The Power of the Crowd
The team has stations along the Poudre River where they routinely visit to collect data and make observations. But with more streams to track than the team can cover themselves, they’ve decided to enlist the help of a cutting-edge tool: the crowd.
Kira Puntenney-Desmond is the project manager for Stream Tracker, a citizen-science fueled mobile-application that encourages anyone exploring the outdoors, anywhere in the country, to submit data on the small streams they come across.
Inspired by the popular mobile app Pokemon Go, Puntenney-Desmond decided to tap into the vast population of smartphone users to assist with data collection.
So far, the app has amassed 5000 observations from 540 volunteers across 32 states. Crowdsourcing has significantly accelerated the amount of data the team has to work with, painting a larger, more accurate picture of when and where water is flowing.
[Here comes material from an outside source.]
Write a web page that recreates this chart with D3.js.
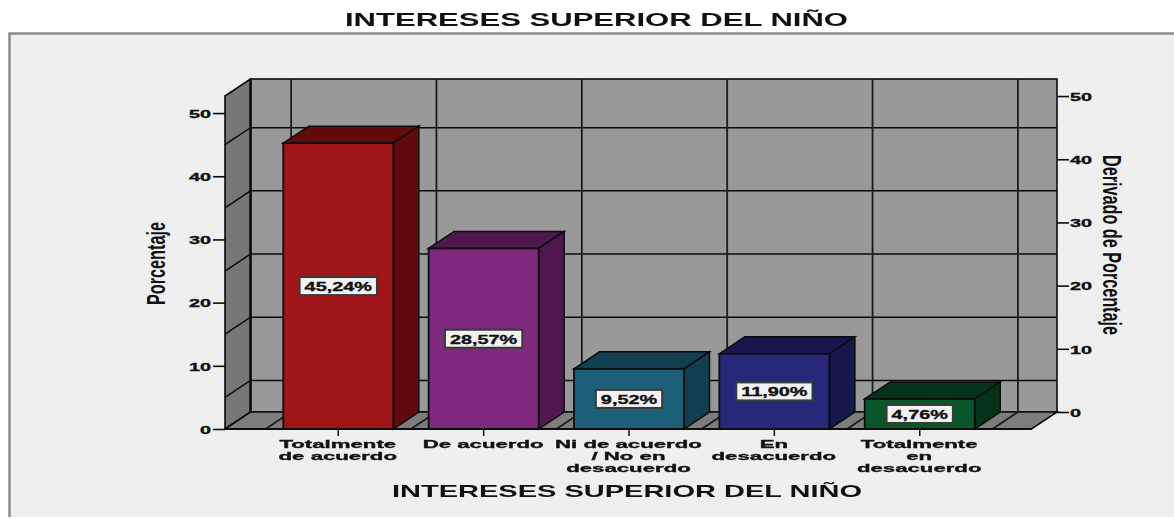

And with the new EPA rule changes in place, if there has ever been a time to understand the flow of these streams, it’s now.
“Through Stream Tracker and other efforts that expand stream monitoring, we hope to develop tools that can reliably predict where streams are located and what type of flow they have,” Kampf said.
To join the effort, download the app Anecdata to join the Stream Tracker project and many other citizen-science based research projects. Then, the next time you pass a waterway, dry or flowing, you’ll be able to contribute to a growing database of knowledge.
“One to hundreds of people might follow in your footsteps past that same exact point,” Puntenney-Desmond said. “And then you start creating a record of that change over time … it’s the power of the crowd.”